Now imagine the ball travelled from 'A'to'B' where no stars or planets around to provide a reference frame. In that area, moving vs non moving is equivalent. Velocity is derivative of position with respect to the time. But, how would we know that the ball is moving of there is "NOTHING" to compare hence it would be in state of rest-by the defination that velocity is relative.

But! if the ball is at rest the kinetic enrgy is 0. Therefore, the total energy of the universe is reduced by 2 units i.e. 10-2=8. And thus, the law violates!

Answer 1

The principle of relativity says that the laws of physics are the same in all inertial frames. The laws of physics are usually written in terms of an action principle, or in other words in terms of a Lagrangian or a Hamiltonian. So what this means is that you can use the same action principle in any frame.

Now, locally the action principles of physics are the same today as they were yesterday, which is called time translation symmetry. This symmetry leads inevitably to the conservation of energy as proven in Noether’s theorem. So the conservation of energy holds in every reference frame.

However, the amount of energy in the universe is not a consequence of the laws of physics. There is no way to derive the energy from first principles. So there is no requirement that the amount of energy be the same.
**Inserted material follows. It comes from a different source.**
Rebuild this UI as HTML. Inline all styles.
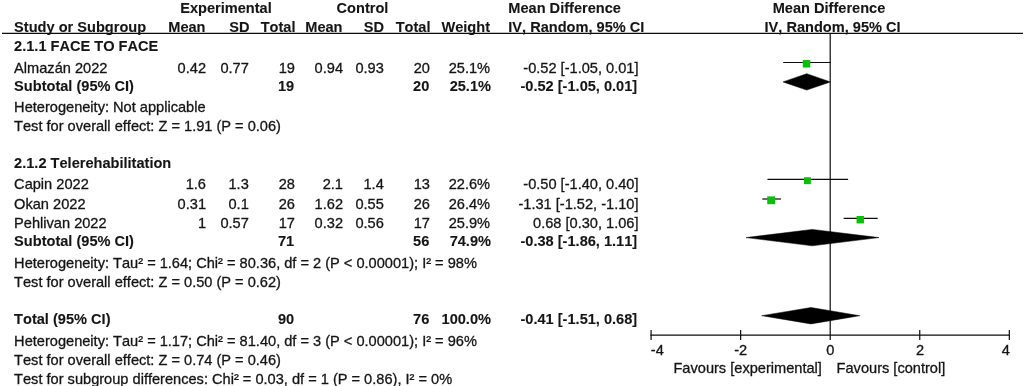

Thus energy is a quantity that is conserved in every frame but which is different in different frames. Conservation and invariance are distinct concepts. The principle of relativity (together with the local form of the laws of physics) requires energy conservation to hold locally in all frames. But it does not require that the amount of energy be the same in all frames.
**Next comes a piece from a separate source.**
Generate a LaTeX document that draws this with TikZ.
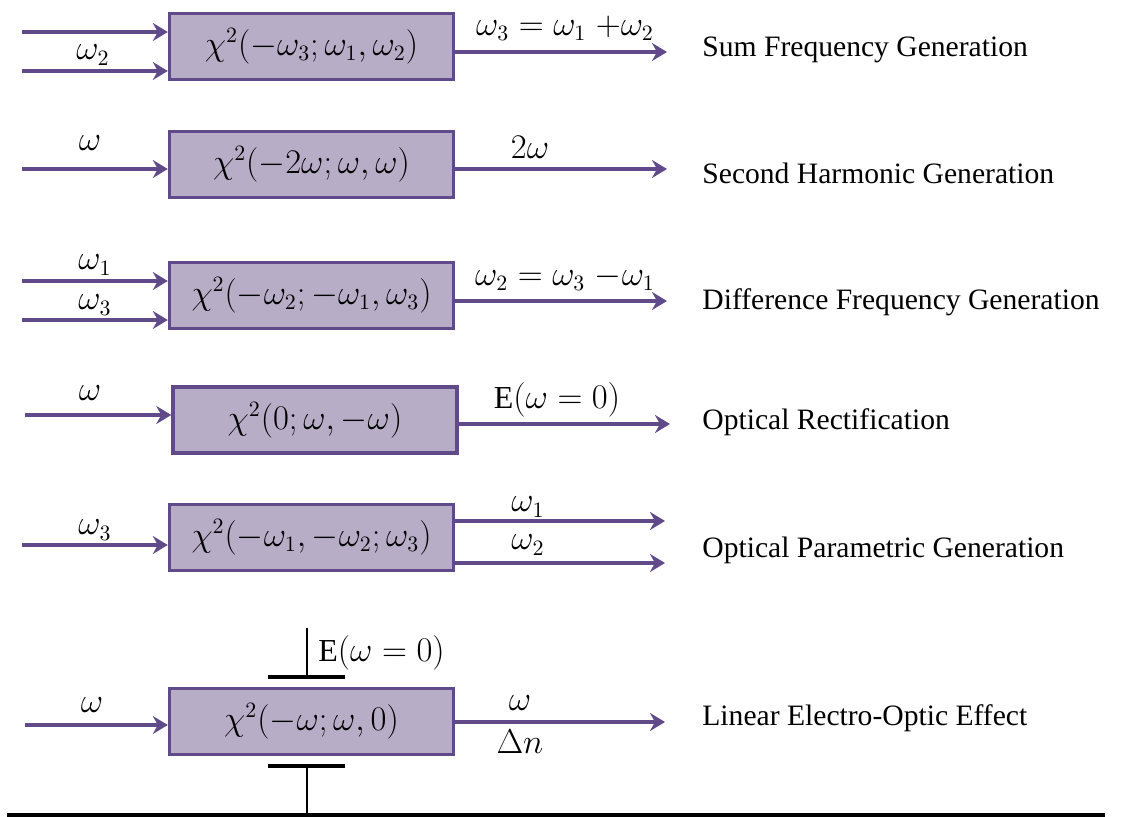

So your observation that there is a different amount of energy is correct, but your conclusion that the principle of relativity forbids that is not correct.

Answer 2

The answer to the question in the title is: No.

@Dale's answer does a better job addressing details of your thought experiment.

However, regardless of the details,
the conservation of energy-momentum of two particles can be described by a quadrilateral,
the sum of the 4-momentum before is equal to the sum of the 4-momentum after.
The sum before [added tip-to-tail] makes a triangle with the total 4-momentum, and similarly for the sum after. (In the totally-inelastic case, the quadrilateral degenerates into a triangle.)

Just as a Euclidean rotation is a linear transformation that will transform that quadrilateral to another quadrilateral, a Lorentz transformation and Galilean transformation [which are associated with the principle of relativity] are linear transformations that will transform a quadrilateral into another quadrilateral, and thus conservation of total energy-momentum in one inertial frame implies its conservation holds all inertial frames... again, regardless of the details.

By the way, the principle of relativity is about inertial frames---
being "at rest" is not enough....
it must be "inertially at rest".... which excludes accelerated frames.

In addition, technically, special relativity is a vacuum spacetime... no matter sources. However, we always assume that there are observers that can make measurements anywhere in spacetime... even empty ones.